A raccontarla così sembrerebbe una pellicola cupissima, roba da far sembrare Bergman uno scanzonato circense. In realtà, il film è divertimento puro, in pieno stile fumettistico, costantemente permeato da quel sottile umorismo, a volte nero, tipico degli spaghetti, forse qua portato alle estreme conseguenze.
Gli elementi distintivi di Sartana, il gambler becchino debitore di James Bond, ci sono già tutti, anche dal punto di vista dello stile registico: si veda, ad esempio, l'utilizzo della camera a mano nelle parti d'azione, che sarà poi ripresa in modo massiccio da Carnimeo.

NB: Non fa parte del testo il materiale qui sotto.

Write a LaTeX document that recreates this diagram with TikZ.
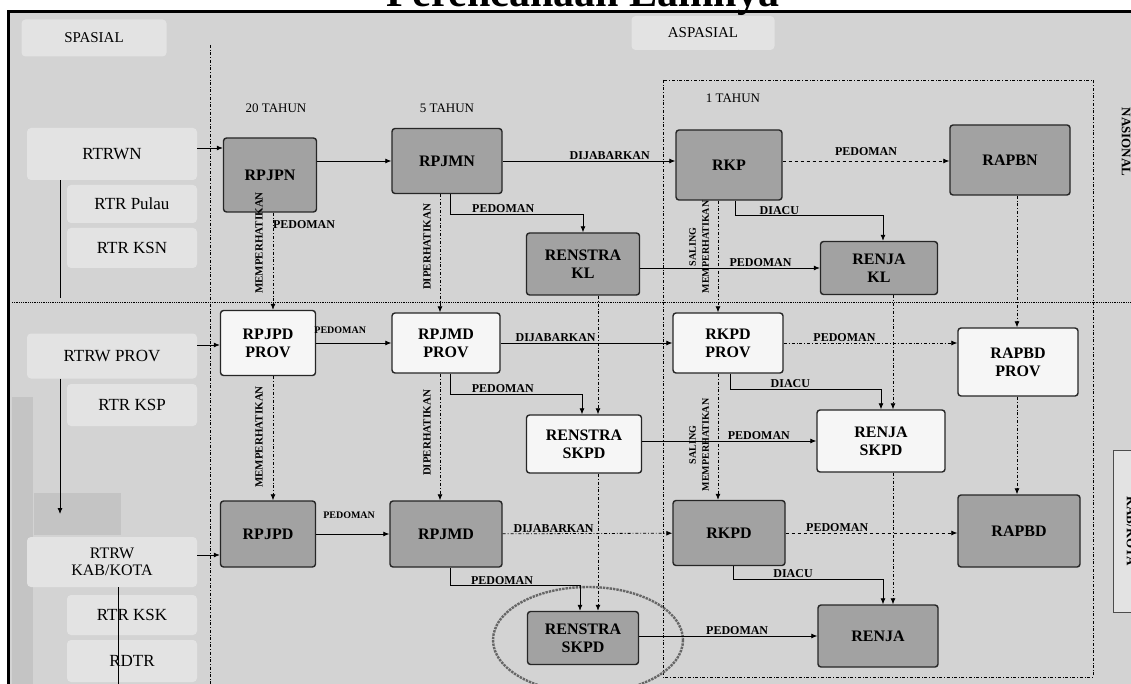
\documentclass[tikz,border=0pt]{standalone}
\usepackage{fontspec}
\setmainfont{Liberation Serif}
\usetikzlibrary{arrows.meta,positioning}
\definecolor{bggray}{HTML}{D3D3D3}
\definecolor{boxgray}{HTML}{A2A2A2}
\definecolor{boxwhite}{HTML}{F6F6F6}
\definecolor{sidegray}{HTML}{E3E3E3}
\definecolor{stripgray}{HTML}{C4C4C4}

\begin{document}
\begin{tikzpicture}[x=1pt,y=-1pt,>={Latex[length=6pt,width=5pt]}]
  \tikzstyle{plan}=[draw=black!85,line width=1.4pt,rounded corners=3pt,align=center,font=\bfseries\fontsize{16}{18}\selectfont,inner sep=2pt]
  \tikzstyle{gplan}=[plan,fill=boxgray]
  \tikzstyle{wplan}=[plan,fill=boxwhite]
  \tikzstyle{side}=[fill=sidegray,rounded corners=4pt,font=\fontsize{17}{19}\selectfont,align=center,inner sep=1pt]
  \tikzstyle{tag}=[font=\bfseries\fontsize{12}{13}\selectfont,inner sep=1pt]
  \tikzstyle{vtag}=[tag,rotate=90,font=\bfseries\fontsize{11}{12}\selectfont]
  \tikzstyle{link}=[thick,->]
  \tikzstyle{dlink}=[thick,->,dashed]
  \tikzstyle{ddlink}=[thick,->,dashdotted]
  \useasboundingbox (0,0) rectangle (1131,684);
  \fill[bggray] (8,12) rectangle (1131,684);
  \node[font=\bfseries\fontsize{42}{44}\selectfont,anchor=base] (title) at (583,7) {Perencanaan Lainnya};
  \draw[line width=3pt] (8,700) -- (8,12) -- (1140,12);
  % pembagi
  \draw[densely dotted,thick] (12,302) -- (1131,302);
  \draw[dashdotted,thick] (210,45) -- (210,684);
  \draw[dashdotted,thick] (663,80) rectangle (1093,677);
  % spasial
  \node[side,minimum width=145pt,minimum height=37pt,font=\fontsize{15}{17}\selectfont] (spasial) at (94,38) {SPASIAL};
  \node[side,minimum width=143pt,minimum height=34pt,font=\fontsize{15}{17}\selectfont] (aspasial) at (703,33) {ASPASIAL};
  \node[side,minimum width=170pt,minimum height=52pt] (rtrwn) at (112,154) {RTRWN};
  \node[side,minimum width=130pt,minimum height=38pt] (rtrpulau) at (132,204) {RTR Pulau};
  \node[side,minimum width=130pt,minimum height=40pt] (rtrksn) at (132,248) {RTR KSN};
  \node[side,minimum width=170pt,minimum height=45pt] (rtrwprov) at (112,356) {RTRW PROV};
  \node[side,minimum width=130pt,minimum height=42pt] (rtrksp) at (132,405) {RTR KSP};
  \fill[stripgray] (12,397) rectangle (33,684);
  \node[fill=stripgray,minimum width=87pt,minimum height=42pt] (rtrwnote) at (77,514) {};
  \node[side,minimum width=170pt,minimum height=50pt,font=\fontsize{16}{17}\selectfont] (rtrwkab) at (112,562) {RTRW\\KAB/KOTA};
  \node[side,minimum width=130pt,minimum height=40pt] (rtrksk) at (132,615) {RTR KSK};
  \node[side,minimum width=130pt,minimum height=42pt] (rdtr) at (132,661) {RDTR};
  % jangka waktu
  \node[tag,font=\fontsize{13}{14}\selectfont] (t20) at (276,108) {20 TAHUN};
  \node[tag,font=\fontsize{13}{14}\selectfont] (t5) at (447,108) {5 TAHUN};
  \node[tag,font=\fontsize{13}{14}\selectfont] (t1) at (733,98) {1 TAHUN};
  % nasional
  \node[gplan,minimum width=93pt,minimum height=74pt] (rpjpn) at (270,175) {RPJPN};
  \node[gplan,minimum width=110pt,minimum height=65pt] (rpjmn) at (447,161) {RPJMN};
  \node[gplan,minimum width=106pt,minimum height=70pt] (rkp) at (729,165) {RKP};
  \node[gplan,minimum width=120pt,minimum height=70pt] (rapbn) at (1010,160) {RAPBN};
  \node[gplan,minimum width=113pt,minimum height=62pt] (renstrakl) at (583,264) {RENSTRA\\KL};
  \node[gplan,minimum width=117pt,minimum height=53pt] (renjakl) at (879,268) {RENJA\\KL};
  % provinsi
  \node[wplan,minimum width=95pt,minimum height=65pt] (rpjpprov) at (268,343) {RPJPD\\PROV};
  \node[wplan,minimum width=108pt,minimum height=60pt] (rpjmprov) at (446,343) {RPJMD\\PROV};
  \node[wplan,minimum width=110pt,minimum height=60pt] (rkpprov) at (728,343) {RKPD\\PROV};
  \node[wplan,minimum width=120pt,minimum height=68pt] (rapbdprov) at (1018,362) {RAPBD\\PROV};
  \node[wplan,minimum width=115pt,minimum height=58pt] (renstraprov) at (584,444) {RENSTRA\\SKPD};
  \node[wplan,minimum width=128pt,minimum height=62pt] (renjaprov) at (881,441) {RENJA\\SKPD};
  % kabupaten/kota
  \node[gplan,minimum width=95pt,minimum height=66pt] (rpjpd) at (268,534) {RPJPD};
  \node[gplan,minimum width=112pt,minimum height=66pt] (rpjmd) at (446,534) {RPJMD};
  \node[gplan,minimum width=112pt,minimum height=65pt] (rkpd) at (729,533) {RKPD};
  \node[gplan,minimum width=122pt,minimum height=72pt] (rapbd) at (1019,531) {RAPBD};
  \node[gplan,minimum width=111pt,minimum height=53pt] (renstrakab) at (583,638) {RENSTRA\\SKPD};
  \node[gplan,minimum width=120pt,minimum height=62pt] (renjakab) at (878,636) {RENJA};
  \draw[densely dotted,line width=2.4pt,black!60] (588,640) ellipse (95 and 53);
  % label kanan
  \node[font=\bfseries\fontsize{13}{15}\selectfont,rotate=-90] (nasional) at (1126,142) {NASIONAL};
  \node[draw=black!70,fill=sidegray,rotate=-90,minimum width=162pt,minimum height=36pt,font=\bfseries\fontsize{13}{15}\selectfont] (kablabel) at (1131,531) {KAB/KOTA};
  % spasial ke aspasial
  \draw[link] ([yshift=6pt]rtrwn.east) -- ([yshift=6pt]rtrwn.east -| rpjpn.west);
  \draw[link] ([yshift=11pt]rtrwprov.east) -- ([yshift=11pt]rtrwprov.east -| rpjpprov.west);
  \draw[link] ([yshift=7pt]rtrwkab.east) -- ([yshift=7pt]rtrwkab.east -| rpjpd.west);
  \draw[thick] ([xshift=-52pt]rtrwn.south) -- ++(0,118);
  \draw[link] ([xshift=-52pt]rtrwprov.south) -- ([xshift=-17pt]rtrwnote.center);
  \draw[thick] ([xshift=6pt]rtrwkab.south) -- ++(0,100);
  % baris nasional
  \draw[link] (rpjpn.east |- rpjmn) -- (rpjmn);
  \node[tag] (pdm1) at (304,225) {PEDOMAN};
  \draw[link] (rpjmn) -- node[tag,above,pos=0.62] {DIJABARKAN} (rpjmn -| rkp.west);
  \draw[dlink] (rkp.east |- rpjmn) -- node[tag,above,yshift=4pt] {PEDOMAN} (rpjmn -| rapbn.west);
  \draw[link] ([xshift=3pt]rpjmn.south) |- node[tag,above,pos=0.7] {PEDOMAN} ([yshift=18pt]renstrakl.north) -- (renstrakl.north);
  \draw[link] ([xshift=6pt]rkp.south) |- node[tag,above,pos=0.65] {DIACU} ([yshift=25pt,xshift=4pt]renjakl.north) -- ([xshift=4pt]renjakl.north);
  \draw[link] (renstrakl.east |- renjakl) -- node[tag,above,pos=0.67] {PEDOMAN} (renjakl);
  % baris provinsi
  \draw[link] (rpjpprov) -- node[tag,above,pos=0.32,yshift=8pt,font=\bfseries\fontsize{10}{11}\selectfont] {PEDOMAN} (rpjmprov);
  \draw[link] (rpjmprov) -- node[tag,above,pos=0.32] {DIJABARKAN} (rkpprov);
  \draw[ddlink] (rkpprov) -- node[tag,above,pos=0.35] {PEDOMAN} (rkpprov -| rapbdprov.west);
  \draw[link] ([xshift=4pt]rpjmprov.south) |- node[tag,above,pos=0.7] {PEDOMAN} ([yshift=20pt,xshift=-2pt]renstraprov.north) -- ([xshift=-2pt]renstraprov.north);
  \draw[link] ([xshift=2pt]rkpprov.south) |- node[tag,above,pos=0.7] {DIACU} ([yshift=20pt]renjaprov.north) -- (renjaprov.north);
  \draw[link] (renstraprov.east |- renjaprov) -- node[tag,above,pos=0.67] {PEDOMAN} (renjaprov);
  % baris kabupaten/kota
  \draw[link] (rpjpd) -- node[tag,above,pos=0.45,yshift=14pt,font=\bfseries\fontsize{10}{11}\selectfont] {PEDOMAN} (rpjmd);
  \draw[ddlink] (rpjmd) -- node[tag,above,pos=0.3] {DIJABARKAN} (rkpd);
  \draw[dlink] (rkpd) -- node[tag,above,pos=0.3] {PEDOMAN} (rkpd -| rapbd.west);
  \draw[link] ([xshift=4pt]rpjmd.south) |- node[tag,above,pos=0.7] {PEDOMAN} ([yshift=25pt,xshift=-3pt]renstrakab.north) -- ([xshift=-3pt]renstrakab.north);
  \draw[link] ([xshift=4pt]rkpd.south) |- node[tag,above,pos=0.7] {DIACU} ([yshift=25pt,xshift=5pt]renjakab.north) -- ([xshift=5pt]renjakab.north);
  \draw[link] (renstrakab.east |- renjakab) -- node[tag,above,pos=0.55] {PEDOMAN} (renjakab);
  % hubungan vertikal
  \draw[ddlink] ([xshift=3pt]rpjpn.south) -- ([xshift=5pt]rpjpprov.north);
  \draw[ddlink] ([xshift=5pt]rpjpprov.south) -- ([xshift=5pt]rpjpd.north);
  \draw[ddlink] ([xshift=-7pt]rpjmn.south) -- ([xshift=-6pt]rpjmprov.north);
  \draw[ddlink] ([xshift=-6pt]rpjmprov.south) -- ([xshift=-6pt]rpjmd.north);
  \draw[ddlink] ([xshift=-11pt]rkp.south) -- ([xshift=-10pt]rkpprov.north);
  \draw[ddlink] ([xshift=-10pt]rkpprov.south) -- ([xshift=-11pt]rkpd.north);
  \draw[ddlink] ([xshift=15pt]renstrakl.south) -- ([xshift=14pt]renstraprov.north);
  \draw[ddlink] ([xshift=14pt]renstraprov.south) -- ([xshift=15pt]renstrakab.north);
  \draw[ddlink] ([xshift=14pt]renjakl.south) -- ([xshift=12pt]renjaprov.north);
  \draw[ddlink] ([xshift=12pt]renjaprov.south) -- ([xshift=15pt]renjakab.north);
  \draw[ddlink] ([xshift=7pt]rapbn.south) -- ([xshift=-1pt]rapbdprov.north);
  \draw[ddlink] ([xshift=-1pt]rapbdprov.south) -- ([xshift=-2pt]rapbd.north);
  \node[vtag] (v1) at (259,243) {MEMPERHATIKAN};
  \node[vtag] (v2) at (259,437) {MEMPERHATIKAN};
  \node[vtag] (v3) at (427,247) {DIPERHATIKAN};
  \node[vtag] (v4) at (427,433) {DIPERHATIKAN};
  \node[vtag,align=center,font=\bfseries\fontsize{10}{13}\selectfont] (v5) at (699,247) {SALING\\MEMPERHATIKAN};
  \node[vtag,align=center,font=\bfseries\fontsize{10}{13}\selectfont] (v6) at (699,445) {SALING\\MEMPERHATIKAN};
\end{tikzpicture}
\end{document}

Il cast è stellare, da bave alla bocca per gli appassionati dello spaghetti western : oltre a Gianni Garko, uno dei più validi discendenti di sua maestà Clint Eastwood, è un concentrato di notabili del genere: uno stratosferico William Berger, Klaus Kinski (in quello che, purtroppo, è poco più di un cameo), Fernando Sancho, oltre ai soliti caratteristi "minori" come Sal Borghese.
Parolini si prende anche il lusso di citare (o scopiazzare? In confine è labile, ai posteri l'ardua sentenza) Per un pugno di dollari, con l'idea della placca dorata sotto il cappello di Sartana a fare da scudo in difesa dei colpi di Lasky, che mira sempre alla fronte...
Pregevolissima la colonna sonora del grande Piero Piccioni, che gioca a spruzzare qua e là gocce di swing (e dintorni) nelle more del suo commento musicale.